I have 2 dataframes
, each of the dataframe
has a RegionName
column. I would like to create a new column that will has the value 'true' if the RegionName
in dataframe
A appears under RegionName
in dataframe
B.
I have written a lambda function that attempts to do this but returns false for all items in my dataframe
(which is not the case). I have also attempted to use np.where()
but to no avail
housing = convert_housing_data_to_quarters()
housing = housing.iloc[:,[34,35,36,37]]
university = get_list_of_university_towns()
housing = housing.reset_index()
housing['University City'] = housing.apply(lambda x: x['RegionName'] in university['RegionName'], axis=1)

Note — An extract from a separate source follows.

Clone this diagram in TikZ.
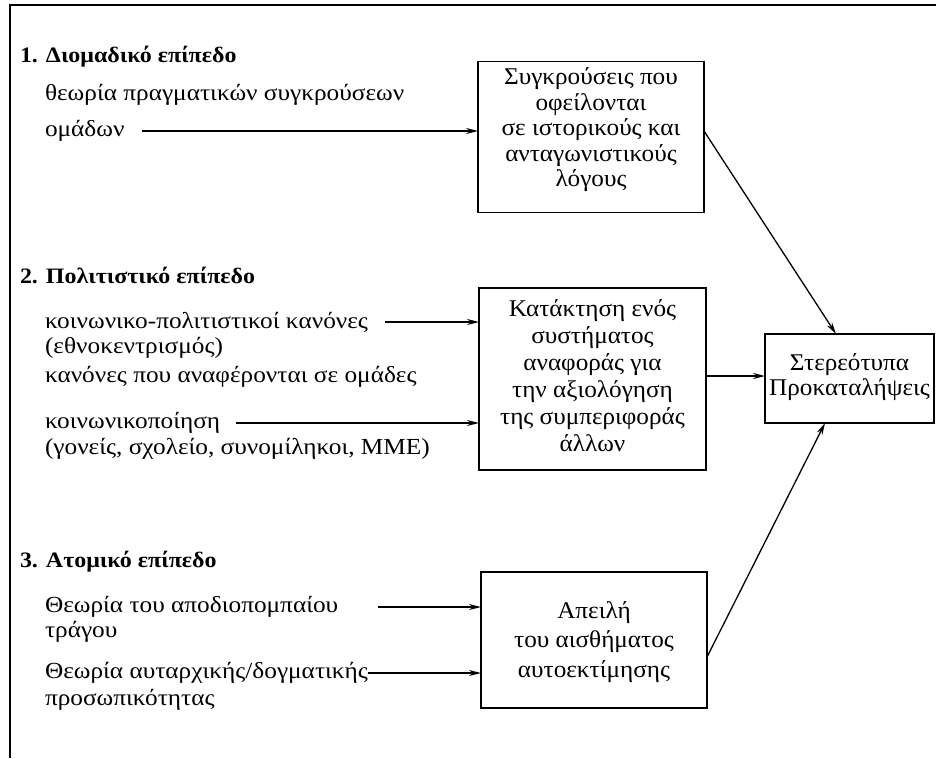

This is my attempt at using np.where()
housing['University City'] = np.where(housing['RegionName'] == university['RegionName'](axis=1),'true','false')
Pandas series have dictionary-like properties. Consider the following:
s = pd.Series(['a', 'b', 'c', 'd'], index=[10, 11, 12, 13])
'a' in s # False
10 in s # True
So you are in fact checking for existence in a series index rather than series values. In addition, apply
+ lambda
is an inefficient, Python-level loop.
With Pandas you should look to vectorise operations, e.g. via pd.Series.isin
, which implicitly uses values. In addition, it will likely be efficient to make your comparison series unique first:
unique_vals = university['RegionName'].unique()
housing['University City'] = housing['RegionName'].isin(unique_vals)
This creates a Boolean series. If 0
/ 1
is a requirement, you can then convert to int
:
housing['University City'] = housing['University City'].astype(int)